### TASK PROMPT
Quote the listing in full, exactly as given, minus any pictures.

Begin AVAILABLE DATA

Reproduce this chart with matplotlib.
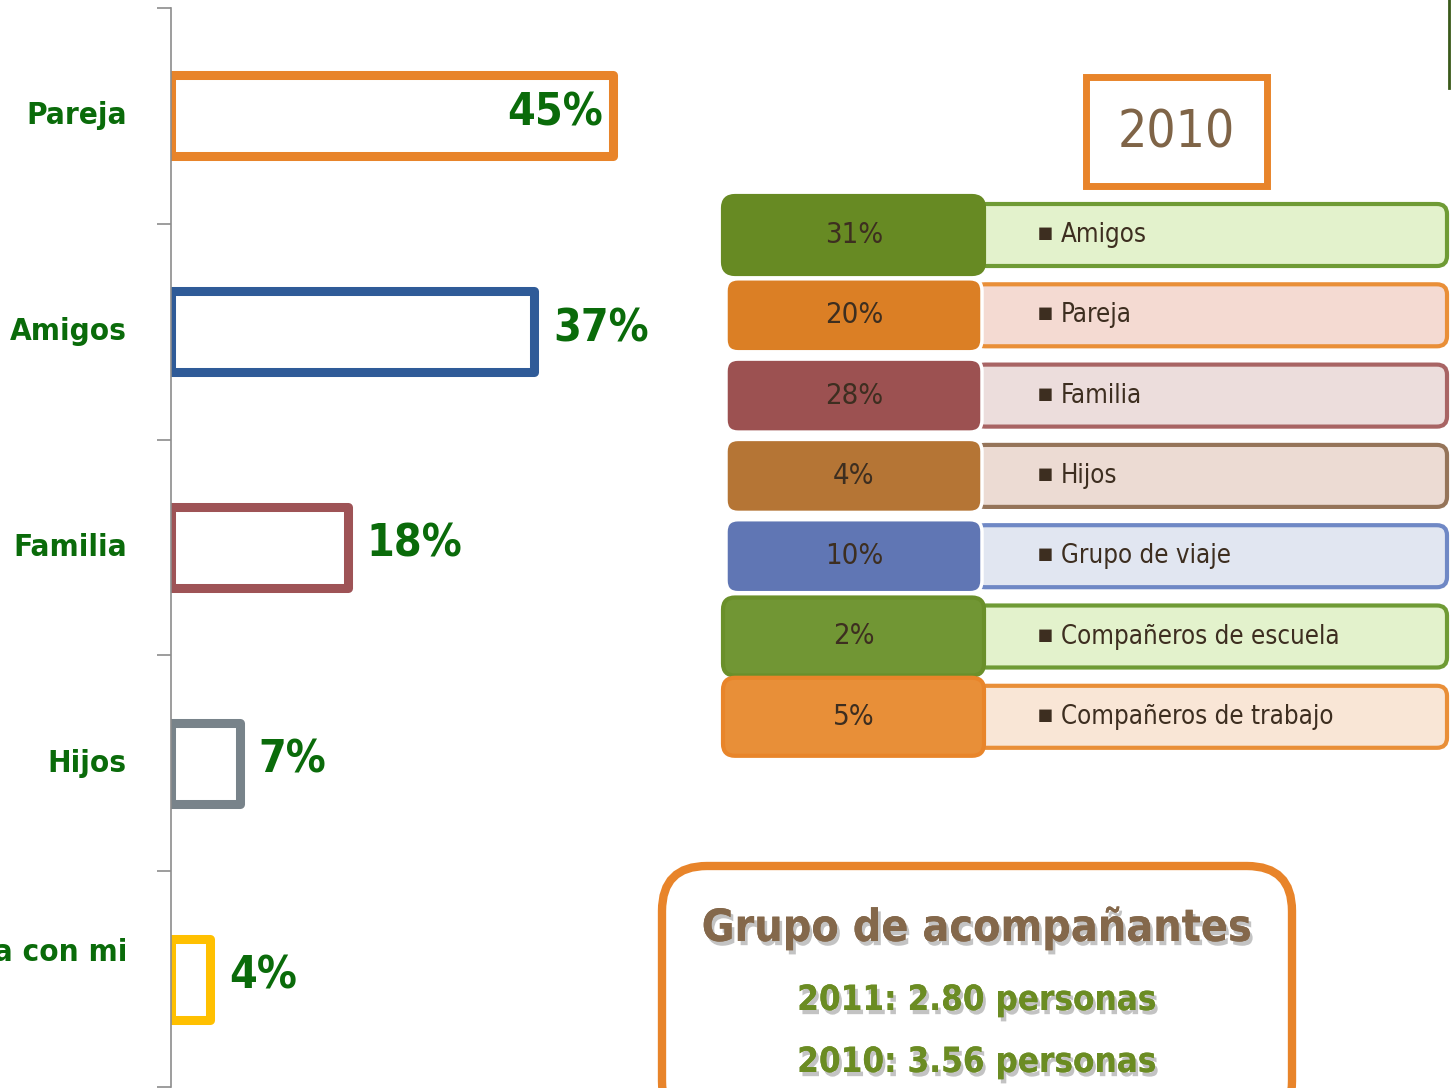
import matplotlib
matplotlib.use("Agg")
import matplotlib.pyplot as plt
import matplotlib.patheffects as pe
from matplotlib.patches import FancyBboxPatch, Rectangle
import numpy as np

# bar chart data (2011)
categories = ["Pareja", "Amigos", "Familia", "Hijos", "Viaja con mi"]
values = [45, 37, 18, 7, 4]
bar_colors = ["#e8842a", "#2f5b98", "#9e5356", "#78838a", "#ffc000"]

# 2010 table
year_label = "2010"
table_pcts = ["31%", "20%", "28%", "4%", "10%", "2%", "5%"]
table_names = ["Amigos", "Pareja", "Familia", "Hijos", "Grupo de viaje",
               "Compañeros de escuela", "Compañeros de trabajo"]
left_fill = ["#678a23", "#db7f25", "#9c5151", "#b57535", "#6076b4", "#719634", "#e88f38"]
left_edge = ["#678a23", "white", "white", "white", "white", "#6a8f2a", "#e8852a"]
right_fill = ["#e3f2cc", "#f4dad2", "#ecdddc", "#ecdbd3", "#e1e6f1", "#e3f2cc", "#f9e6d6"]
right_edge = ["#6f9b35", "#e98f38", "#a86464", "#957459", "#6f88c5", "#6f9b35", "#e98f38"]

summary_title = "Grupo de acompañantes"
summary_lines = ["2011: 2.80 personas", "2010: 3.56 personas"]

GREEN = "#0a6b0a"
BROWN = "#3d2e20"
COND = dict(family="DejaVu Sans", fontstretch="condensed")

W, H = 1451, 1088
fig = plt.figure(figsize=(W / 100, H / 100), dpi=100)

# ---- left bar chart ----
ax = fig.add_axes([171 / W, 1 - 1087 / H, 982 / W, 1079 / H])
ax.patch.set_visible(False)
y = np.arange(len(categories))
ax.barh(y, values, height=0.375, color="white", edgecolor=bar_colors,
        linewidth=6.5, joinstyle="round")
ax.set_xlim(0, 100)
ax.set_ylim(len(categories) - 0.5, -0.5)
for s in ["top", "right", "bottom"]:
    ax.spines[s].set_visible(False)
ax.spines["left"].set_color("#8c8c8c")
ax.spines["left"].set_linewidth(1.2)
ax.set_xticks([])
ax.set_yticks(np.arange(-0.5, len(categories), 1))
ax.set_yticklabels([])
ax.tick_params(axis="y", length=10, width=1.2, color="#8c8c8c")

for i, (cat, v) in enumerate(zip(categories, values)):
    dy = 27 if i == len(categories) - 1 else 0
    ax.annotate(cat, xy=(0, i), xytext=(-44, dy), textcoords="offset pixels",
                ha="right", va="center", color=GREEN, fontsize=22.5,
                fontweight="bold", annotation_clip=False, **COND)
    if v == max(values):
        ax.annotate(f"{v}%", xy=(v, i), xytext=(-10, 3), textcoords="offset pixels",
                    ha="right", va="center", color=GREEN, fontsize=32,
                    fontweight="bold", **COND)
    else:
        ax.annotate(f"{v}%", xy=(v, i), xytext=(19, 3), textcoords="offset pixels",
                    ha="left", va="center", color=GREEN, fontsize=32,
                    fontweight="bold", **COND)

# ---- overlay in pixel coordinates ----
ov = fig.add_axes([0, 0, 1, 1])
ov.set_xlim(0, W)
ov.set_ylim(H, 0)
ov.axis("off")
ov.patch.set_visible(False)

# year box
ov.add_patch(Rectangle((1085.5, 76.5), 181, 109, fill=False, edgecolor="#e8842a", lw=5))
ov.text(1176, 133, year_label, ha="center", va="center", fontsize=37,
        color="#7f6447", **COND)

# table rows
row0, step = 235, 80.3
for i in range(len(table_pcts)):
    cy = row0 + i * step
    ov.add_patch(FancyBboxPatch((975, cy - 31), 472, 62,
                                boxstyle="round,pad=0,rounding_size=10",
                                facecolor=right_fill[i], edgecolor=right_edge[i], lw=3))
    big = left_edge[i] != "white"
    hh = 78 if big else 73
    x0 = 723 if big else 726
    ww = 261 if big else 256
    ov.add_patch(FancyBboxPatch((x0, cy - hh / 2), ww, hh,
                                boxstyle="round,pad=0,rounding_size=12",
                                facecolor=left_fill[i], edgecolor=left_edge[i],
                                lw=3 if big else 2.5))
    ov.text(854, cy, table_pcts[i], ha="center", va="center", fontsize=21,
            color=BROWN, **COND)
    ov.text(1045, cy - 2, "\u25aa", ha="center", va="center", fontsize=18, color=BROWN)
    ov.text(1061, cy, table_names[i], ha="left", va="center", fontsize=18.5,
            color=BROWN, **COND)

# summary box
ov.add_patch(FancyBboxPatch((662, 866), 630, 260,
                            boxstyle="round,pad=0,rounding_size=45",
                            facecolor="white", edgecolor="#e8842a", lw=6))
shadow = [pe.withSimplePatchShadow(offset=(2, -3), shadow_rgbFace="#888888", alpha=0.5),
          pe.Normal()]
ov.text(977, 928, summary_title, ha="center", va="center", fontsize=32,
        fontweight="bold", color="#84684b", path_effects=shadow, **COND)
ov.text(977, 1000, summary_lines[0], ha="center", va="center", fontsize=25,
        fontweight="bold", color="#6b8c23", path_effects=shadow, **COND)
ov.text(977, 1062, summary_lines[1], ha="center", va="center", fontsize=25,
        fontweight="bold", color="#6b8c23", path_effects=shadow, **COND)

# edge of a cropped shape at the top right
ov.plot([1449, 1449], [0, 88], color="#3a5a1a", lw=2)

fig.savefig("out.png", dpi=100)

End AVAILABLE DATA

### SOLVED PROBLEM
Reproduce this chart with matplotlib.
import matplotlib
matplotlib.use("Agg")
import matplotlib.pyplot as plt
import matplotlib.patheffects as pe
from matplotlib.patches import FancyBboxPatch, Rectangle
import numpy as np

# bar chart data (2011)
categories = ["Pareja", "Amigos", "Familia", "Hijos", "Viaja con mi"]
values = [45, 37, 18, 7, 4]
bar_colors = ["#e8842a", "#2f5b98", "#9e5356", "#78838a", "#ffc000"]

# 2010 table
year_label = "2010"
table_pcts = ["31%", "20%", "28%", "4%", "10%", "2%", "5%"]
table_names = ["Amigos", "Pareja", "Familia", "Hijos", "Grupo de viaje",
               "Compañeros de escuela", "Compañeros de trabajo"]
left_fill = ["#678a23", "#db7f25", "#9c5151", "#b57535", "#6076b4", "#719634", "#e88f38"]
left_edge = ["#678a23", "white", "white", "white", "white", "#6a8f2a", "#e8852a"]
right_fill = ["#e3f2cc", "#f4dad2", "#ecdddc", "#ecdbd3", "#e1e6f1", "#e3f2cc", "#f9e6d6"]
right_edge = ["#6f9b35", "#e98f38", "#a86464", "#957459", "#6f88c5", "#6f9b35", "#e98f38"]

summary_title = "Grupo de acompañantes"
summary_lines = ["2011: 2.80 personas", "2010: 3.56 personas"]

GREEN = "#0a6b0a"
BROWN = "#3d2e20"
COND = dict(family="DejaVu Sans", fontstretch="condensed")

W, H = 1451, 1088
fig = plt.figure(figsize=(W / 100, H / 100), dpi=100)

# ---- left bar chart ----
ax = fig.add_axes([171 / W, 1 - 1087 / H, 982 / W, 1079 / H])
ax.patch.set_visible(False)
y = np.arange(len(categories))
ax.barh(y, values, height=0.375, color="white", edgecolor=bar_colors,
        linewidth=6.5, joinstyle="round")
ax.set_xlim(0, 100)
ax.set_ylim(len(categories) - 0.5, -0.5)
for s in ["top", "right", "bottom"]:
    ax.spines[s].set_visible(False)
ax.spines["left"].set_color("#8c8c8c")
ax.spines["left"].set_linewidth(1.2)
ax.set_xticks([])
ax.set_yticks(np.arange(-0.5, len(categories), 1))
ax.set_yticklabels([])
ax.tick_params(axis="y", length=10, width=1.2, color="#8c8c8c")

for i, (cat, v) in enumerate(zip(categories, values)):
    dy = 27 if i == len(categories) - 1 else 0
    ax.annotate(cat, xy=(0, i), xytext=(-44, dy), textcoords="offset pixels",
                ha="right", va="center", color=GREEN, fontsize=22.5,
                fontweight="bold", annotation_clip=False, **COND)
    if v == max(values):
        ax.annotate(f"{v}%", xy=(v, i), xytext=(-10, 3), textcoords="offset pixels",
                    ha="right", va="center", color=GREEN, fontsize=32,
                    fontweight="bold", **COND)
    else:
        ax.annotate(f"{v}%", xy=(v, i), xytext=(19, 3), textcoords="offset pixels",
                    ha="left", va="center", color=GREEN, fontsize=32,
                    fontweight="bold", **COND)

# ---- overlay in pixel coordinates ----
ov = fig.add_axes([0, 0, 1, 1])
ov.set_xlim(0, W)
ov.set_ylim(H, 0)
ov.axis("off")
ov.patch.set_visible(False)

# year box
ov.add_patch(Rectangle((1085.5, 76.5), 181, 109, fill=False, edgecolor="#e8842a", lw=5))
ov.text(1176, 133, year_label, ha="center", va="center", fontsize=37,
        color="#7f6447", **COND)

# table rows
row0, step = 235, 80.3
for i in range(len(table_pcts)):
    cy = row0 + i * step
    ov.add_patch(FancyBboxPatch((975, cy - 31), 472, 62,
                                boxstyle="round,pad=0,rounding_size=10",
                                facecolor=right_fill[i], edgecolor=right_edge[i], lw=3))
    big = left_edge[i] != "white"
    hh = 78 if big else 73
    x0 = 723 if big else 726
    ww = 261 if big else 256
    ov.add_patch(FancyBboxPatch((x0, cy - hh / 2), ww, hh,
                                boxstyle="round,pad=0,rounding_size=12",
                                facecolor=left_fill[i], edgecolor=left_edge[i],
                                lw=3 if big else 2.5))
    ov.text(854, cy, table_pcts[i], ha="center", va="center", fontsize=21,
            color=BROWN, **COND)
    ov.text(1045, cy - 2, "\u25aa", ha="center", va="center", fontsize=18, color=BROWN)
    ov.text(1061, cy, table_names[i], ha="left", va="center", fontsize=18.5,
            color=BROWN, **COND)

# summary box
ov.add_patch(FancyBboxPatch((662, 866), 630, 260,
                            boxstyle="round,pad=0,rounding_size=45",
                            facecolor="white", edgecolor="#e8842a", lw=6))
shadow = [pe.withSimplePatchShadow(offset=(2, -3), shadow_rgbFace="#888888", alpha=0.5),
          pe.Normal()]
ov.text(977, 928, summary_title, ha="center", va="center", fontsize=32,
        fontweight="bold", color="#84684b", path_effects=shadow, **COND)
ov.text(977, 1000, summary_lines[0], ha="center", va="center", fontsize=25,
        fontweight="bold", color="#6b8c23", path_effects=shadow, **COND)
ov.text(977, 1062, summary_lines[1], ha="center", va="center", fontsize=25,
        fontweight="bold", color="#6b8c23", path_effects=shadow, **COND)

# edge of a cropped shape at the top right
ov.plot([1449, 1449], [0, 88], color="#3a5a1a", lw=2)

fig.savefig("out.png", dpi=100)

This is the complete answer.